NASHVILLE, Tenn. — Hundreds of pastors across the Southern Baptist Convention (SBC) are learning that some of the best guidance they can give their people during these days is how to manage their finances, the leader of the SBC’s stewardship emphasis said.
“Because of the climate that we live in, there has never been a better time to have a conversation in church about money than right now,” Ashley Clayton, associate vice president for stewardship at the Executive Committee, said, adding that many people in the pews are preoccupied with job security and how to pay their bills.
“Why wouldn’t a pastor address that? It could be that the people in our churches wonder why their pastor never talks about money when it’s clearly in the news all the time,” Clayton told Baptist Press.
Church leaders must begin to see stewardship in a different light, he said, because Jesus spoke frequently about money, a tool that enables ministry.
“Even as a denomination, we spend way too much time trying to divide the Cooperative Program dollars when what we should be doing is trying to grow the Cooperative Program dollars, and you do that through stewardship,” Clayton said.
Most churches lack a consistent plan for helping people deal with money, he said, noting that one of the main benefits of such a plan is that it changes lives on an individual level.
“The person who is worried about their future, who is failing to invest in their future, who is struggling to pay their bills, who is struggling to give often can’t see beyond that,” Clayton said. “It colors their whole world. So a consistent stewardship plan in a church changes lives. It changed my life.”
Clayton said he and his wife struggled with money for too many years, but when they took the first steps toward financial freedom, it was liberating.
“We still had the same problems and we still had debt to overcome, but you would have thought we had won the lottery. We were truly liberated because we were on the right path,” he said.
Also, a consistent plan for helping people deal with money is a cultural bridge from churches to their local communities.
“If you want your church to get a toe hold in your community, if you want people in your community to see your church as being relevant and a place of hope and a place of help, hang out a sign that says, ‘Get out of debt here.’ It’s a strong cultural bridge,” Clayton said.
Church planters especially should be interested in promoting stewardship, he said, because offering people help with their finances immediately will help the community perceive the church as a place that offers hope and help.
Stewardship also is relevant because handling money well is a mark of maturity in a believer’s life, Clayton said.
“It’s a direct and outward response to God’s grace in our lives. We should be compelled by God’s grace to invest as many dollars in the Kingdom as we possibly can,” he said. “My experience has been that it’s not that believers don’t want to give. It’s that they cannot give.
“If it’s true that unbelievers and believers alike spend $1.26 over every dollar they earn, it’s no wonder that giving has been on a decline in our denomination,” Clayton said. “The point is treating money well and having a healthy approach to money translates into funding the kingdom.”
With such a strong need for stewardship education in churches today, the Executive Committee is investing in the convention’s leaders through seminars, curriculums and other resources under the “It’s A New Day” stewardship umbrella.

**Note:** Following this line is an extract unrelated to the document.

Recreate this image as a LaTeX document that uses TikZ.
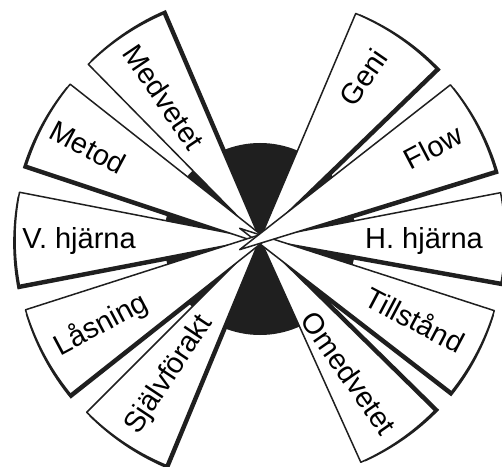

By year’s end, more than 2,000 pastors and church leaders will have attended a one-day financial freedom seminar sponsored by churches, local associations or state conventions in conjunction with the stewardship office at the Executive Committee.
The seminars, which run from 8:30 a.m. to 3:30 p.m., present biblical principles about stewardship and offer lessons in money management, such as budget planning and how to handle credit cards, cars and housing expenses. The sessions cost $20 per person to cover materials and lunch, and spouses are encouraged to attend at no extra expense.
Starting this fall, church leaders who attend the seminars will leave at the end of the day certified by Crown Financial Ministries to teach the 10-week Life Group Study at their churches.
Clayton noted that the Executive Committee has a goal of offering the one-day seminars at each of the six Southern Baptist seminaries. In April, more than 300 students and their spouses attended a seminar at Southwestern Baptist Theological Seminary, and another is scheduled at Southeastern Baptist Theological Seminary on Sept. 12.
Cooperative Program (CP) dollars are being used so that students can attend the seminars free of charge.
“We think this is a great investment in the leaders of our convention. We’re aware that most of our seminary graduates are leaving seminary and going to their first church with a large amount of credit card and student loan debt, and in many cases more than they would be able to fund over a long period of time,” Clayton said. “This investment of CP dollars is an attempt to give a better foundation on a personal level for these pastors to begin their ministries.”
Also, the Executive Committee has released recently Volume 2 in the It’s A New Day curriculum series. Whereas the first volume, developed by Crown, involved a fee for Sunday School lessons, this volume is completely free and includes all new material.
Available for download are four weeks of sermon videos, sermon notes, listening guides, PowerPoint slides and Bible study lessons. The lessons include teachers’ guides for children, youth and adults so that the entire church can learn about stewardship together.
Another resource the stewardship office is offering is a video series called “God Provides,” produced by Crown. Six theater-quality short films and a printed companion guide use stirring accounts and parables from the Bible to show how God meets the needs of His people. The films can be used for individual or group study in a variety of ways.